A história deste ano pára aqui: o auge das celebrações deve ser a homenagem à José Mimoso, o mais antigo campino desde tão cedo que ele mesmo diz que aos oito anos de idade já dormia na relva entre os bois, as vacas e as ovelhas. Dezenas de embarcações tradicionais do Tejo deslizam pelo Mar de Palha, entre a Ponte Vasco da Gama através dos mouchões e estreitos rio acima atéa Vila Franca de Xira. Toda gente a procura das celebrações santas, folclóricas, diversão, fuga talvez inconsciente da enxurrada de notícias falsas que flutuam nas redes sociais, da ameaça das novas moedas criptografadas, das geringonças políticas, dos acordos intermináveis sobre o meio ambiente para salvar o planeta em escritórios climatizados por energia de empresas privadas transnacionais. Embarcações que migram da grande Lisboa contrapondo-se ingenuamente às imigrações clandestinas através do Mediterrâneo, do Rio Grande, entre o México e América do Norte, entre a Ásia e a Austrália, de um lado para o outro onde é possível ao homem comum sonhar com um porto seguro. Sonho. Como na era dos Descobrimentos, quando Portugal inventou a conectividade, pelo mar. Bem antes de nascer o primeiro clique.

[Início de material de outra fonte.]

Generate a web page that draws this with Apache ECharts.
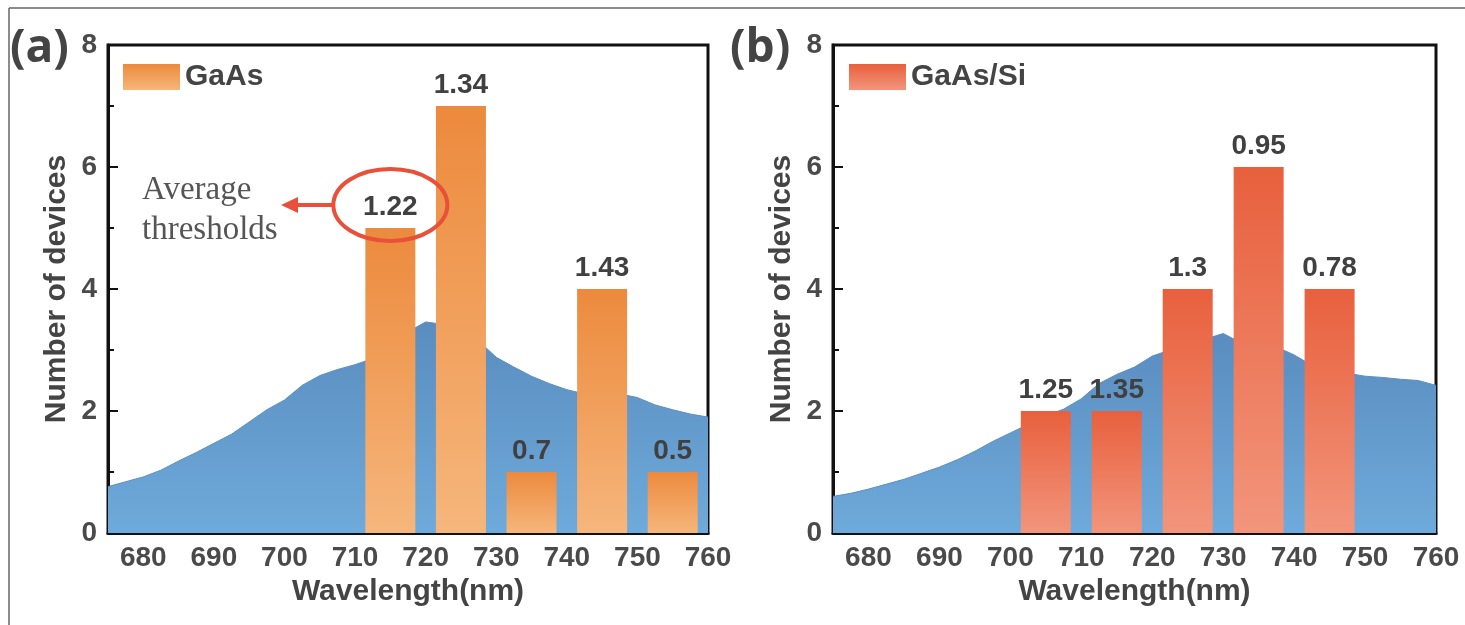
<!DOCTYPE html>
<html>
<head>
<meta charset="utf-8">
<script src="https://cdn.jsdelivr.net/npm/echarts@6/dist/echarts.min.js"></script>
<style>
html, body { margin: 0; padding: 0; background: #ffffff; }
#chart { width: 1465px; height: 625px; }
</style>
</head>
<body>
<div id="chart"></div>
<script>
// 光谱波长 (nm)
var specWl = [675, 677.5, 680, 682.5, 685, 687.5, 690, 692.5, 695, 697.5, 700, 702.5, 705, 707.5, 710, 712.5,
  715, 717.5, 720, 722.5, 725, 727.5, 730, 732.5, 735, 737.5, 740, 742.5, 745, 747.5, 750, 752.5, 755, 757.5, 760]
// (a) GaAs 光谱
var specA = [0.76, 0.84, 0.92, 1.03, 1.18, 1.32, 1.47, 1.62, 1.82, 2.02, 2.18, 2.42, 2.58, 2.68, 2.76, 2.86,
  3.05, 3.3, 3.46, 3.42, 3.35, 3.15, 2.88, 2.72, 2.57, 2.45, 2.35, 2.28, 2.3, 2.28, 2.22, 2.1, 2.02, 1.95, 1.9]
// (b) GaAs/Si 光谱
var specB = [0.6, 0.65, 0.72, 0.8, 0.88, 0.98, 1.08, 1.2, 1.34, 1.5, 1.64, 1.78, 1.92, 2.03, 2.2, 2.45,
  2.6, 2.72, 2.9, 3.0, 3.05, 3.18, 3.27, 3.12, 3.08, 3.05, 2.92, 2.75, 2.68, 2.62, 2.57, 2.55, 2.52, 2.5, 2.42]

// 柱状图数据
var gaasWl = [715, 725, 735, 745, 755]
var gaasCount = [5, 7, 1, 4, 1]
var gaasThr = ['1.22', '1.34', '0.7', '1.43', '0.5']

var siWl = [705, 715, 725, 735, 745]
var siCount = [2, 2, 4, 6, 4]
var siThr = ['1.25', '1.35', '1.3', '0.95', '0.78']

var FONT = 'Liberation Sans, Arial, sans-serif'
var TXT = '#444444'

function zip(xs, ys) {
  return xs.map(function (x, i) { return [x, ys[i]] })
}

function vgrad(top, bottom) {
  return new echarts.graphic.LinearGradient(0, 0, 0, 1, [
    { offset: 0, color: top },
    { offset: 1, color: bottom }
  ])
}

function xAxisCfg(gi) {
  return {
    type: 'value',
    gridIndex: gi,
    min: 675,
    max: 760,
    interval: 5,
    name: 'Wavelength(nm)',
    nameLocation: 'middle',
    nameGap: 44,
    nameTextStyle: { fontSize: 30, fontWeight: 'bold', color: TXT, fontFamily: FONT },
    axisLine: { lineStyle: { color: '#111', width: 3 } },
    axisTick: { inside: true, length: 7, lineStyle: { color: '#111', width: 2 } },
    axisLabel: {
      margin: 11,
      fontSize: 28,
      fontWeight: 'bold',
      color: '#4a4a4a',
      fontFamily: FONT,
      formatter: function (v) { return v % 10 === 0 ? String(v) : '' }
    },
    splitLine: { show: false }
  }
}

function yAxisCfg(gi) {
  return {
    type: 'value',
    gridIndex: gi,
    min: 0,
    max: 8,
    interval: 2,
    name: 'Number of devices',
    nameLocation: 'middle',
    nameGap: 36,
    nameTextStyle: { fontSize: 30, fontWeight: 'bold', color: TXT, fontFamily: FONT },
    axisLine: { show: true, lineStyle: { color: '#111', width: 3 } },
    axisTick: { inside: true, length: 10, lineStyle: { color: '#111', width: 2 } },
    minorTick: { show: true, splitNumber: 2, length: 6, lineStyle: { color: '#111', width: 2 } },
    axisLabel: { margin: 11, fontSize: 28, fontWeight: 'bold', color: '#4a4a4a', fontFamily: FONT },
    splitLine: { show: false }
  }
}

function barLabel(texts) {
  return {
    show: true,
    position: 'top',
    distance: 7,
    fontSize: 28,
    fontWeight: 'bold',
    color: '#404040',
    fontFamily: FONT,
    formatter: function (p) { return texts[p.dataIndex] }
  }
}

function legendCfg(name, left) {
  return {
    data: [name],
    left: left,
    top: 62,
    icon: 'rect',
    itemWidth: 57,
    itemHeight: 26,
    itemGap: 8,
    selectedMode: false,
    padding: 0,
    textStyle: { fontSize: 30, fontWeight: 'bold', color: TXT, fontFamily: FONT }
  }
}

var chart = echarts.init(document.getElementById('chart'))

var option = {
  animation: false,
  backgroundColor: '#ffffff',
  legend: [legendCfg('GaAs', 123), legendCfg('GaAs/Si', 849)],
  grid: [
    { left: 108, top: 45, width: 600, height: 488, show: true, borderColor: '#111', borderWidth: 3, backgroundColor: 'transparent' },
    { left: 833, top: 45, width: 603, height: 488, show: true, borderColor: '#111', borderWidth: 3, backgroundColor: 'transparent' }
  ],
  xAxis: [xAxisCfg(0), xAxisCfg(1)],
  yAxis: [yAxisCfg(0), yAxisCfg(1)],
  series: [
    {
      name: 'specA',
      type: 'line',
      xAxisIndex: 0,
      yAxisIndex: 0,
      data: zip(specWl, specA),
      symbol: 'none',
      silent: true,
      z: 1,
      lineStyle: { width: 1, color: '#5c8fc1' },
      areaStyle: { opacity: 1, color: vgrad('#5a8cbf', '#6eaadb') }
    },
    {
      name: 'GaAs',
      type: 'bar',
      xAxisIndex: 0,
      yAxisIndex: 0,
      data: zip(gaasWl, gaasCount),
      barWidth: 50,
      z: 3,
      itemStyle: { color: vgrad('#ec8a3d', '#f6b67c') },
      label: barLabel(gaasThr)
    },
    {
      name: 'specB',
      type: 'line',
      xAxisIndex: 1,
      yAxisIndex: 1,
      data: zip(specWl, specB),
      symbol: 'none',
      silent: true,
      z: 1,
      lineStyle: { width: 1, color: '#5c8fc1' },
      areaStyle: { opacity: 1, color: vgrad('#5a8cbf', '#6eaadb') }
    },
    {
      name: 'GaAs/Si',
      type: 'bar',
      xAxisIndex: 1,
      yAxisIndex: 1,
      data: zip(siWl, siCount),
      barWidth: 50,
      z: 3,
      itemStyle: { color: vgrad('#e8603d', '#f2957c') },
      label: barLabel(siThr)
    }
  ]
}
chart.setOption(option)

// 标注：平均阈值的椭圆和箭头
var top0 = chart.convertToPixel({ gridIndex: 0 }, [gaasWl[0], gaasCount[0]])
var ex = top0[0]
var ey = top0[1] - 23
var erx = 57
var ery = 36

chart.setOption({
  graphic: [
    // 外框
    { type: 'line', shape: { x1: 9, y1: 8, x2: 1465, y2: 8 }, style: { stroke: '#666', lineWidth: 1.5 }, silent: true },
    { type: 'line', shape: { x1: 9, y1: 8, x2: 9, y2: 625 }, style: { stroke: '#666', lineWidth: 1.5 }, silent: true },
    // 面板编号
    { type: 'text', left: 10, top: 26, style: { text: '(a)', fontSize: 46, fontWeight: 'bold', fill: TXT, fontFamily: 'Open Sans, Liberation Sans, sans-serif' } },
    { type: 'text', left: 730, top: 26, style: { text: '(b)', fontSize: 46, fontWeight: 'bold', fill: TXT, fontFamily: 'Open Sans, Liberation Sans, sans-serif' } },
    // 注释文字
    {
      type: 'text', left: 142, top: 170,
      style: { text: 'Average\nthresholds', fontSize: 33, lineHeight: 40, fill: '#555', fontFamily: 'Liberation Serif, Times New Roman, serif' }
    },
    {
      type: 'ellipse', z: 10,
      shape: { cx: ex, cy: ey, rx: erx, ry: ery },
      style: { fill: 'none', stroke: '#e8503a', lineWidth: 4 }
    },
    {
      type: 'line', z: 10,
      shape: { x1: ex - erx, y1: ey, x2: 292, y2: ey },
      style: { stroke: '#e8503a', lineWidth: 4 }
    },
    {
      type: 'polygon', z: 10,
      shape: { points: [[281, ey], [298, ey - 8], [298, ey + 8]] },
      style: { fill: '#e8503a' }
    }
  ]
})
</script>
</body>
</html>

Ainda sintomático, aquele mesmo repórter relutante, retornara na noite anterior desde o “hub” tecnológico de Oeiras, um teatro de guerra de grandes marcas ditadoras do ambiente virtual.
Faz aquilo algum sentido aqui, agora, com o cheiro dos touros e cavalos, na poeira da terra espalhada nas avenidas principais de Vila Franca de Xira, e dentro d´água imaginando qual seria o sonho de uma Toutinegra-Real, o passarinho de cabeça preta, feito a touca dos fragateiros do Tejo?
Um pergunta em aberto e mil palavras concorrendo com qualquer imagem, e a memória para histórias no futuro, notícias desse rio mundo...
Fogos de artifício patrocinados pela Câmara de Vila Franca de Xira ao final das comemorações,à meia-noite de domingo, 07 de Julho, como reza a tradição.